Since September 2010, this blog has recorded the journey of this middle-aged man as I attempt to listen to all the music in my CD collection. CDs revisited in their entirety from start to finish - no skipping tracks, no shuffle. CDs only - no vinyl, no tapes, no downloads. And just as CD technology (and the album format itself) becomes obsolete. I'm no music critic, just a music junkie with too much time on my hands.
Sunday, April 17, 2011
Rimsky-Korsakov - Scheherazade (1994)
Ernest Ansermet conducting L'Orchestra De La Suisse Romande.
This is a budget-priced compilation of recordings from the late '50s and early '60s, but the digital transfers really aren't too bad, not much tape hiss at all. The interpretations are average and don't take any chances, so you get a fairly safe introduction to some of the composer's work. What I find interesting about these early recordings is that there is absolutely no attempt to go back, re-record, and splice in a cleaner performance. In other words, this isn't the most technically accurate performance you can find. Judging from the occasional errors in playing, this is a live recording with no overdubs. Although I already owned at least one other recording of Scheherazade, I purchased this set for the Russian Easter Festival Overture and discovered some of the Rimsky-Korsakov's lesser-known compositions. It's a lengthy double disc set, clocking in at 140 minutes.
Scheherazade (1888) is perhaps Rimsky-Korsakov's most well-known symphonic suites. While it gets a little schmaltzy at times, this piece illustrates the Russians' fascination with the Orient/The Arabian Nights in the 19th century. Listening to this piece, you realize how much 20th century movie soundtrack composer John Williams owes to Rimsky-Korsakov, particularly in terms of orchestration.
Overture to the opera May Night (1879) is long for an overture (8+ minutes), but is a lively piece that makes use of Ukrainian folk music.
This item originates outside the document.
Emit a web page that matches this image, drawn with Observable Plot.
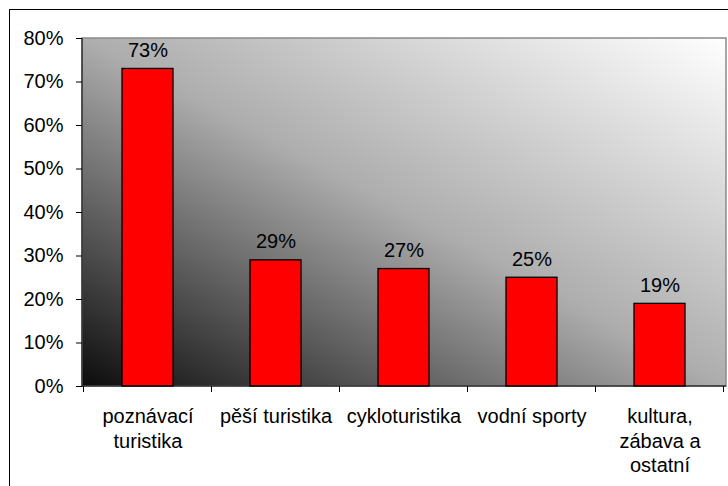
<!DOCTYPE html>
<html><head><meta charset="utf-8">
<script src="https://cdn.jsdelivr.net/npm/d3@7"></script>
<script src="https://cdn.jsdelivr.net/npm/@observablehq/plot@0.6"></script>
<style>
body{margin:0;background:#fff}
#wrap{position:relative;width:728px;height:486px;overflow:hidden}
#border{position:absolute;left:9px;top:9px;width:800px;height:800px;border-left:1px solid #000;border-top:1px solid #000;pointer-events:none}
</style>
</head><body><div id="wrap"><div id="border"></div></div>
<script>
const categories = ["poznávací\nturistika", "pěší turistika", "cykloturistika", "vodní sporty", "kultura,\nzábava a\nostatní"];
const values = [73, 29, 27, 25, 19];
const yTicks = [0, 10, 20, 30, 40, 50, 60, 70, 80];
const data = categories.map((c, i) => ({category: c, value: values[i]}));

function background(index, scales, vals, dims) {
  const g = d3.create("svg:g");
  const grad = g.append("defs").append("linearGradient").attr("id", "bgGrad")
    .attr("x1", 0).attr("y1", 1).attr("x2", 1).attr("y2", 0);
  grad.append("stop").attr("offset", 0).attr("stop-color", "#0c0c0c");
  grad.append("stop").attr("offset", 0.5).attr("stop-color", "#adadad");
  grad.append("stop").attr("offset", 1).attr("stop-color", "#ffffff");
  g.append("rect")
    .attr("x", dims.marginLeft).attr("y", dims.marginTop)
    .attr("width", dims.width - dims.marginLeft - dims.marginRight)
    .attr("height", dims.height - dims.marginTop - dims.marginBottom)
    .attr("fill", "url(#bgGrad)")
    .attr("stroke", "#8a8a8a").attr("stroke-width", 1.5);
  return g.node();
}

function axesLines(index, scales, vals, dims) {
  const g = d3.create("svg:g").attr("stroke", "#000").attr("fill", "none");
  const x = scales.x;
  const left = dims.marginLeft, right = dims.width - dims.marginRight;
  const top = dims.marginTop, bottom = dims.height - dims.marginBottom;
  g.append("line").attr("x1", left).attr("x2", left).attr("y1", top).attr("y2", bottom + 0.5);
  g.append("line").attr("x1", left).attr("x2", right).attr("y1", bottom).attr("y2", bottom);
  const step = x.step(), bw = x.bandwidth();
  const bounds = categories.map(c => x(c) + bw / 2 - step / 2);
  bounds.push(x(categories[categories.length - 1]) + bw / 2 + step / 2);
  for (const b of bounds) {
    g.append("line").attr("x1", b).attr("x2", b).attr("y1", bottom).attr("y2", bottom + 6);
  }
  return g.node();
}

const chart = Plot.plot({
  width: 728,
  height: 486,
  marginLeft: 82,
  marginRight: 2,
  marginTop: 38,
  marginBottom: 100,
  style: {fontFamily: "Arial, 'Liberation Sans', sans-serif", fontSize: "20px", color: "#000", background: "transparent"},
  x: {domain: categories, paddingInner: 0.6, paddingOuter: 0.3},
  y: {domain: [0, 80]},
  marks: [
    background,
    Plot.barY(data, {x: "category", y: "value", fill: "#ff0000", stroke: "#000", strokeWidth: 1.3}),
    Plot.text(data, {x: "category", y: "value", text: d => d.value + "%", lineAnchor: "bottom", dy: -12, fontSize: 20, fill: "#000"}),
    axesLines,
    Plot.axisY({ticks: yTicks, tickFormat: d => d + "%", tickSize: 6, tickPadding: 13, fontSize: 20, fill: "#000", stroke: "#000", label: null}),
    Plot.axisX({tickSize: 0, tickPadding: 19, fontSize: 20, lineHeight: 1.23, fill: "#000", label: null})
  ]
});
document.getElementById("wrap").appendChild(chart);
chart.style.position = "absolute";
chart.style.left = "0";
chart.style.top = "0";
</script>
</body></html>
A three movement orchestral suite taken from the opera The Tale Of Tsar Saltan (1900) contains 2 movements that are full of fanfares and typical Rimisky-Korsakov melodies, but the middle movement, depicting two characters adrift on the sea, contains no melodies, but just rolling, beautiful, lush harmonies. Also included is a relaxed version of The Flight Of The Bumblebee (also from The Tale Of Tsar Saltan, but not included in the suite). This is slower version is probably how the composer intended it to be performed, but the piece has taken a life of its own, becoming a virtuosic showcase of technical ability. I like this slower version. It's a nice change of pace.
The Russian Easter Festival Overture (1888) is a wonderful adaptation of two Russian hymns. Lots of good brass parts in this one.
Next is a multi-movement orchestral suite taken from the opera Christmas Eve (1895). Parts of this piece sound like they were lifted from Scheherazade, but the rest is very light and playful until the final section, "Procession to Midnight Mass and Carols," which is stately and uses the same hymn that Tchaikovsky uses in the 1812 Overture.
Rimsky-Korsakov adaptation of the Russian folk tune Dubinushka (1905) is simply they same melody repeated over and over by different sections. It's an exercise in orchestration, not thematic development.
Subtitled "A Musical Picture," Sadko (1867) is a tone poem that musically depicts the narrative of a Russian folk hero. I'm not a fan of tone poems in general and this one does little to change that opinion.
The final piece is a suite from the opera The Snow Maiden (1903). Meh.
Personal Memory Associated with this CD: Russian Easter Festival Overture was one of the first orchestral pieces I ever heard on CD, even though I didn't purchase my own copy of the work until many years later.